2021年の私たちを取り巻く環境を振り返りますと、COP26をはじめとして国内外で対策が図られている気候変動・地球温暖化、世界初となる自動運転レベル3の乗用車の国内発売といった技術革新の進展など、目まぐるしい変化が続いております。私たちはこのような変化に対応すべく、第7次中期経営計画の課題を着実に進めているところです。そして、「参考純率・基準料率の算出」業務では、火災保険および自動車保険の参考純率改定の届出、自賠責保険および地震保険の基準料率改定の届出を行いました。「自賠責保険(共済)の損害調査」業務では、一人ひとりの請求者に係る損害調査を「公正・迅速・親切」に行い、加えて自動車事故の環境変化に対応するための業務プロセス改革(請求関連書類のペーパーレス化に向けた取組み等)を推し進めました。「データバンク」業務では、当機構のデータやノウハウを活用して社会に有用な情報を発信して参りました。また、コロナ禍で渡航が制限される状況下にあっても、アジア地域各国への各種保険技術の協力支援においては、オンライン会議等を開催して、交流を継続しています。

組織内では10月に当機構のミッション・ビジョン・バリューを策定しました。私たちのミッションとは、社会の中で果たすべき役割であり、そのミッションを「私たちは、損害保険を通じ、社会を支えるインフラとして、人々の安心・安全な生活の実現に貢献します」と定めました。

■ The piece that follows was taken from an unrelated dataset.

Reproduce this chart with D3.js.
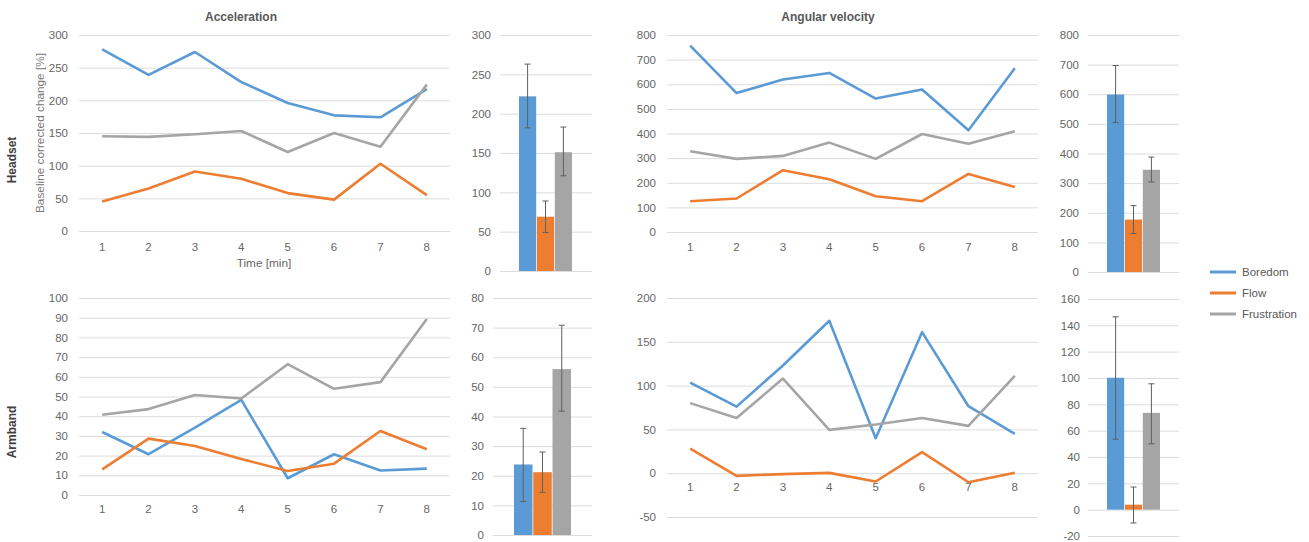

次に、私たちのビジョンとは、このミッションを達成するために求められる組織の姿です。そこでビジョンを「私たちは、環境とニーズの変化に応じて常に改革と創造に挑戦し、社会の期待と信頼に応える唯一無二の存在であり続けます」と定めました。最後に、私たちのバリューとは、ミッションの達成、ビジョンの実現、当機構の強みを磨き続けるために必要な行動、判断の軸となる価値観です。そこで6つのバリューとして、「私たちは、専門性を高め、品質を向上させます」「私たちは、公正・迅速・親切を実践します」「私たちは、本質にこだわります」「私たちは、人づくりを大切にします」「私たちは、課題解決のため協働します」「私たちは、常に新たな視点から見直します」と定めました。

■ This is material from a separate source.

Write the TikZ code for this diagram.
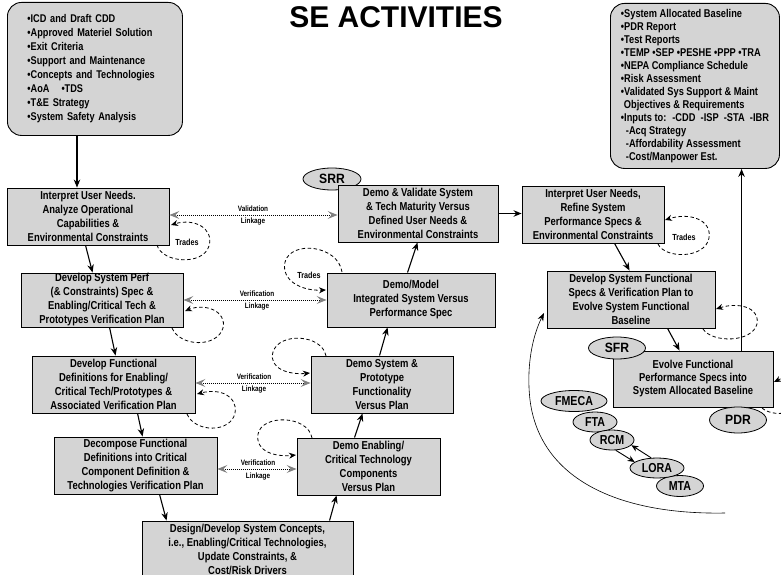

従前から、ミッションのベースとなる法令や当機構が2012年に定めた「今後の10年ビジョン」があり、自賠責保険(共済)の損害調査業務では、「公正・迅速・親切」がモットーとして深く浸透しておりましたが、組織全体のバリューとして明文化はされたものはありませんでした。そのため、「今後の10年ビジョン」も包含し、一体的に再整理することとし、全役職員参加の下に、上記の当機構のミッション・ビジョン・バリューを作り上げました。役職員一人ひとりがこれを実践していくことで、これからの劇的で非連続な環境変化においても、進むべき道を見失うことなく、当機構は社会に貢献し続けて参ります。

さて、2022年は「損害保険料率算定会」と「自動車保険料率算定会」が統合して、当機構が発足してから20年の節目を迎えます。1948年に当機構の源流である「損害保険料率算定会」が発足して以来、私たちは専門家集団として、損害保険を通じて社会を支えて参りました。これからも社会に認められ、必要とされ信頼される組織であり続けるために、急速に変化している社会環境に対応し、10年先、20年先を展望した進化を続ける所存です。ミッション・ビジョン・バリューを基盤に皆さまのご期待と信頼に応えられるよう一層努力して参ります。

今後とも、皆さまからの変わらぬご指導・ご鞭撻を賜りますようお願い申し上げます。
2022年が皆さまにとって災禍なく実り多き一年になりますよう、ご祈念申し上げます。